Opinion ID: 788070
Heading Depth: 3
Heading Rank: 2

Heading: Warfarin Sodium

Text: 11 Warfarin sodium, the drug at the root of this litigation, is an oral anti-coagulant medication prescribed by a physician and taken in tablet form. This drug thins the blood and helps prevent blood clots that can cause strokes and heart attacks. Warfarin sodium is viewed as a narrow therapeutic index drug because the dosage has a narrow range of therapeutic value: the range between too low a dose, which is ineffective, and too high a dose, which may cause harmful side effects, is narrow.
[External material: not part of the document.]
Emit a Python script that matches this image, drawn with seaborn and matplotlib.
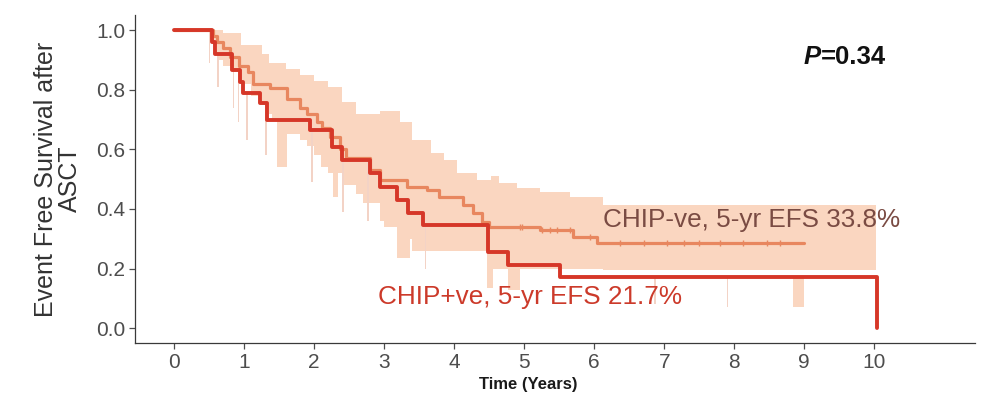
import numpy as np
import pandas as pd
import matplotlib
matplotlib.use("Agg")
import matplotlib.pyplot as plt
import seaborn as sns

# ---------------- data ----------------
# CHIP+ve Kaplan-Meier step curve (time in years, survival after the step)
pos_time = [0, 0.54, 0.59, 0.83, 0.94, 0.99, 1.23, 1.33, 1.94, 2.26, 2.40,
            2.80, 2.94, 3.19, 3.34, 3.56, 4.49, 4.77, 5.51, 10.04]
pos_surv = [1.0, 0.96, 0.92, 0.866, 0.825, 0.79, 0.755, 0.698, 0.664, 0.607, 0.564,
            0.52, 0.473, 0.43, 0.386, 0.346, 0.255, 0.211, 0.171, 0.0]

# CHIP-ve Kaplan-Meier step curve
neg_time = [0, 0.55, 0.62, 0.70, 0.80, 0.92, 1.06, 1.13, 1.37, 1.61, 1.80, 1.90,
            2.04, 2.11, 2.23, 2.37, 2.45, 2.80, 2.94, 3.33, 3.61, 3.79, 4.13,
            4.27, 4.40, 4.50, 5.23, 5.70, 6.04, 8.99]
neg_surv = [1.0, 0.98, 0.96, 0.94, 0.91, 0.88, 0.86, 0.82, 0.805, 0.77, 0.74, 0.72,
            0.69, 0.67, 0.64, 0.60, 0.57, 0.53, 0.497, 0.473, 0.463, 0.44, 0.413,
            0.386, 0.356, 0.339, 0.329, 0.305, 0.285, 0.285]

# censoring marks on the CHIP-ve curve
neg_censor = [4.94, 4.97, 5.26, 5.37, 5.47, 5.66, 5.94, 6.37, 6.71, 7.04, 7.28,
              7.49, 7.80, 8.13, 8.47, 8.66]

# confidence band (step ribbon)
band_time = [0.51, 0.55, 0.62, 0.70, 0.85, 0.95, 1.10, 1.25, 1.35, 1.40, 1.60,
             1.80, 1.90, 2.00, 2.10, 2.20, 2.40, 2.60, 2.70, 2.94, 3.00, 3.20,
             3.23, 3.40, 3.67, 3.86, 4.04, 4.33, 4.50, 4.53, 4.64, 4.90, 5.23,
             5.66, 6.13, 10.02]
band_hi = [1.0, 1.0, 1.0, 0.99, 0.99, 0.95, 0.95, 0.92, 0.89, 0.89, 0.87,
           0.85, 0.85, 0.83, 0.83, 0.81, 0.76, 0.72, 0.72, 0.73, 0.73, 0.73,
           0.69, 0.63, 0.587, 0.564, 0.52, 0.497, 0.497, 0.51, 0.487, 0.47, 0.456,
           0.44, 0.413, 0.413]
band_lo = [0.97, 0.95, 0.90, 0.88, 0.86, 0.82, 0.78, 0.75, 0.72, 0.70, 0.65,
           0.63, 0.61, 0.58, 0.54, 0.52, 0.48, 0.45, 0.42, 0.36, 0.34, 0.30,
           0.30, 0.26, 0.26, 0.26, 0.26, 0.26, 0.20, 0.20, 0.20, 0.20, 0.20,
           0.20, 0.195, 0.195]

# narrow lower-bound spikes of the CHIP+ve interval
spike_start = [0.50, 0.62, 0.84, 0.91, 1.03, 1.30, 1.47, 1.96, 2.27, 2.40, 2.76,
               3.19, 3.58, 4.47, 4.77, 6.86, 7.89, 8.84]
spike_end   = [0.52, 0.64, 0.86, 0.93, 1.05, 1.32, 1.61, 1.98, 2.34, 2.42, 2.78,
               3.37, 3.60, 4.56, 4.94, 6.88, 7.91, 8.99]
spike_lo    = [0.89, 0.81, 0.74, 0.69, 0.63, 0.58, 0.54, 0.49, 0.44, 0.39, 0.36,
               0.235, 0.20, 0.134, 0.128, 0.08, 0.07, 0.07]

x_ticks = [0, 1, 2, 3, 4, 5, 6, 7, 8, 9, 10]
y_ticks = [0.0, 0.2, 0.4, 0.6, 0.8, 1.0]

label_neg = "CHIP-ve, 5-yr EFS 33.8%"
label_pos = "CHIP+ve, 5-yr EFS 21.7%"
p_label = "P"
p_value = "=0.34"

# ---------------- style ----------------
sns.set_theme(style="ticks")
plt.rcParams['font.family'] = ['Liberation Sans', 'DejaVu Sans']

RED = "#D63728"
ORANGE = "#E8875F"
BAND = "#FAD6C0"
SPIKE = "#F3D3C6"

fig = plt.figure(figsize=(9.86, 3.98), dpi=100)
ax = fig.add_axes([0.137, 0.138, 0.852, 0.824])

# band
ax.fill_between(band_time, band_lo, band_hi, step="post", color=BAND,
                linewidth=0, zorder=1)
# spikes
for s0, s1, lo in zip(spike_start, spike_end, spike_lo):
    idx = np.searchsorted(pos_time, s0, side="right") - 1
    top = pos_surv[max(idx, 0)]
    ax.fill_between([s0, s1], [lo, lo], [top, top], color=SPIKE if s1 - s0 < 0.05 else BAND,
                    linewidth=0, zorder=1)

df = pd.concat([
    pd.DataFrame({"t": neg_time, "s": neg_surv, "group": "CHIP-ve"}),
    pd.DataFrame({"t": pos_time + [pos_time[-1]], "s": pos_surv + [pos_surv[-1]], "group": "CHIP+ve"}),
], ignore_index=True)

sns.lineplot(data=df[df.group == "CHIP-ve"], x="t", y="s", color=ORANGE,
             drawstyle="steps-post", estimator=None, sort=False,
             linewidth=2.3, ax=ax, zorder=3, legend=False)
sns.lineplot(data=df[df.group == "CHIP+ve"], x="t", y="s", color=RED,
             drawstyle="steps-post", estimator=None, sort=False,
             linewidth=2.8, ax=ax, zorder=4, legend=False)

# censor ticks on CHIP-ve
cens_y = [neg_surv[np.searchsorted(neg_time, c, side="right") - 1] for c in neg_censor]
ax.plot(neg_censor, cens_y, linestyle="none", marker="|", markersize=5,
        markeredgewidth=1.0, color=ORANGE, zorder=3)

# axes
ax.set_xlim(-0.557, 11.44)
ax.set_ylim(-0.05, 1.05)
ax.set_xticks(x_ticks)
ax.set_yticks(y_ticks)
ax.set_yticklabels([f"{v:.1f}" for v in y_ticks])
sns.despine(ax=ax)
for sp in ("left", "bottom"):
    ax.spines[sp].set_color("#3A3A3A")
    ax.spines[sp].set_linewidth(0.9)
ax.tick_params(axis="both", colors="#4D4D4D", labelsize=15, length=4, width=0.9,
               labelcolor="#4D4D4D", pad=3)

ax.set_xlabel("Time (Years)", fontsize=12, fontweight="bold", color="#1A1A1A")
ax.xaxis.set_label_coords(0.468, -0.104)
ax.set_ylabel("Event Free Survival after\nASCT", fontsize=18, color="#333333",
              multialignment="center", linespacing=1.0)
ax.yaxis.set_label_coords(-0.063, 0.5)

# annotations
ax.text(6.13, 0.362, label_neg, fontsize=18.8, color="#7A4B43", va="center", ha="left", zorder=5)
ax.text(2.91, 0.104, label_pos, fontsize=18.8, color="#CC3A2A", va="center", ha="left", zorder=5)
ax.text(9.24, 0.909, p_label, fontsize=18.5, fontweight="bold", fontstyle="italic",
        color="#111111", ha="right", va="center")
ax.text(9.24, 0.909, p_value, fontsize=18.5, fontweight="bold",
        color="#111111", ha="left", va="center")

fig.savefig("out.png", dpi=100, facecolor="white")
Its active ingredient is known as bulk warfarin sodium or warfarin sodium clathrate. The parties dispute whether the process to make clathrate is simple or complex; plaintiffs assert it can take years to develop a process to produce clathrate. 12 For nearly 50 years warfarin sodium has been manufactured by DuPont under the well-known brand name Coumadin. Although DuPont's patent for Coumadin expired in 1962, it remained the only manufacturer of warfarin sodium for the next 35 years. Its annual sales eventually exceeded $500 million. Several companies received FDA approval to market warfarin-related products in the 1980's, but these products were unsuccessful. 13 In 1990 the New England Journal of Medicine published the results of two studies that created renewed interest in the efficacy of warfarin sodium. A few companies thereafter began the process of gaining approval to enter the warfarin sodium market. Currently, four companies sell warfarin sodium in the United States: DuPont, with Coumadin since 1956; Barr, with generic warfarin sodium since July 1997; Geneva, with generic warfarin sodium since October 1998; and Taro Pharmaceutical Industries Ltd. (Taro), which has marketed generic warfarin sodium since September 1999. Key for a manufacturer to the production of warfarin sodium is obtaining a source of clathrate.